Ce n’est guère qu’en Islande que le phénomène des geysers a été étudié de près. Les geysirs d’Islande diffèrent en bien des points des sources jaillissantes de Californie ; la différence principale, c’est que l’eau de ces dernières est de composition sulfo-alcaline, tandis que celle des geysers islandais est saturée d’acide silicique. On explique la formation des geysirs par l’infiltration des eaux dans les crevasses des roches volcaniques. Nul doute que les causes des éruptions ne soient les mêmes en Californie. Tous les sommets voisins des geysers californiens sont couverts de neiges et de glaciers donnant aussi naissance à d’immenses quantités d’eau qui s’infiltrent dans les fentes et les cavernes pour ressortir plus tard en colonnes jaillissantes et thermales. En Californie toutefois, la source est permanente, quoique dans de moindres proportions ; en Islande, le caractère prédominant des geysers est l’intermittence.

Après tant de fatigues, un bain venait à point ; il nous fut offert dans un endroit isolé, à peu de distance de là, par une source abritée de magnifiques saules, bain en plein air, bain délicieux, en eau tiède et onctueuse, donnant aux muscles la souplesse, à la peau une douceur veloutée, quoique éphémère.

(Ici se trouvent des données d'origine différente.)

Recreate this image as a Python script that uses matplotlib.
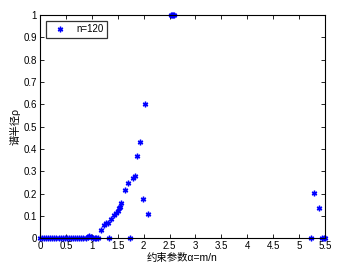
import numpy as np
import matplotlib
matplotlib.use('Agg')
import matplotlib.pyplot as plt

plt.rcParams['font.family'] = ['Liberation Sans', 'Noto Sans CJK SC', 'DejaVu Sans']

# 数据
alpha_zero = [0.0, 0.04, 0.08, 0.12, 0.16, 0.2, 0.24, 0.28, 0.32, 0.36, 0.4,
              0.44, 0.48, 0.52, 0.56, 0.6, 0.64, 0.68, 0.72, 0.76, 0.8, 0.84,
              0.88, 0.92, 0.95, 0.98, 1.02, 1.06, 1.09, 1.12, 1.33, 1.74,
              5.23, 5.43, 5.47, 5.5]
rho_zero = [0, 0, 0, 0, 0, 0, 0, 0, 0, 0, 0,
            0, 0, 0, 0, 0, 0, 0, 0, 0, 0, 0,
            0, 0.006, 0.01, 0.005, 0, 0, 0, 0, 0, 0,
            0, 0, 0, 0]
alpha_up = [1.18, 1.24, 1.27, 1.31, 1.38, 1.43, 1.47, 1.50, 1.53, 1.54, 1.56,
            1.64, 1.69, 1.80, 1.83, 1.88, 1.93, 1.98, 2.03, 2.08,
            2.52, 2.54, 2.56, 2.58, 5.28, 5.39]
rho_up = [0.036, 0.06, 0.067, 0.068, 0.085, 0.104, 0.112, 0.122, 0.134, 0.139, 0.156,
          0.216, 0.249, 0.268, 0.277, 0.368, 0.429, 0.177, 0.599, 0.107,
          1.0, 1.0, 1.0, 1.0, 0.201, 0.137]

alpha = alpha_zero + alpha_up
rho = rho_zero + rho_up

fig = plt.figure(figsize=(3.38, 2.66), dpi=100)
ax = fig.add_axes([0.118, 0.104, 0.844, 0.84])
ax.plot(alpha, rho, linestyle='none', marker=(6, 2, 0), color='b',
        markersize=4, markeredgewidth=1.0, label='n=120', clip_on=False)
ax.set_xlim(0, 5.5)
ax.set_ylim(0, 1)
ax.set_xticks(np.arange(0, 5.51, 0.5))
ax.set_xticklabels(['0', '0.5', '1', '1.5', '2', '2.5', '3', '3.5', '4', '4.5', '5', '5.5'])
ax.set_yticks(np.arange(0, 1.01, 0.1))
ax.set_yticklabels(['0', '0.1', '0.2', '0.3', '0.4', '0.5', '0.6', '0.7', '0.8', '0.9', '1'])
ax.tick_params(direction='in', top=True, right=True, labelsize=7, length=3, width=0.6, pad=2)
for s in ax.spines.values():
    s.set_linewidth(0.8)
ax.set_xlabel('约束参数α=m/n', fontsize=7.5, labelpad=1)
ax.set_ylabel('谱半径ρ', fontsize=7.5, labelpad=2)
leg = ax.legend(loc='upper left', fontsize=7, frameon=True, fancybox=False,
                edgecolor='k', borderpad=0.35, handlelength=2.2, handletextpad=0.6,
                bbox_to_anchor=(0.005, 0.995))
leg.get_frame().set_linewidth(0.9)
fig.savefig('out.png', dpi=100)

Le dîner nous réunit à l’hôtel. La soirée qui le suivit fut pleine d’enchantemens sous la brillante clarté de la lune dont les rayons éclairaient encore ce que nous venions de voir à la lumière du soleil.

Le lendemain, après une nouvelle et matinale visite au volcan, tout aussi émouvante que la veille, je partis, laissant là mes amis de San-Francisco, en compagnie toutefois jusqu’à Geyser’s-Station des trois institutrices venues d’Healdsburg, et qui y retournaient. A huit heures du soir, j’étais à Calistoga, que je devais bientôt quitter pour me rendre à Whitesulfur, Napa et San-Francisco, après avoir parcouru, au milieu d’une magnifique campagne, ces belles vallées de Sonoma et de Napa. L’heure du retour avait sonné, je l’entendis sans déplaisir ; si je venais en effet de passer d’heureux instans, je reprenais sans peine ma vie de bord accoutumée, elle aussi pleine de charme au milieu des obligations du devoir accompli et des hasards de l’imprévu.


RAOUL LE ROY.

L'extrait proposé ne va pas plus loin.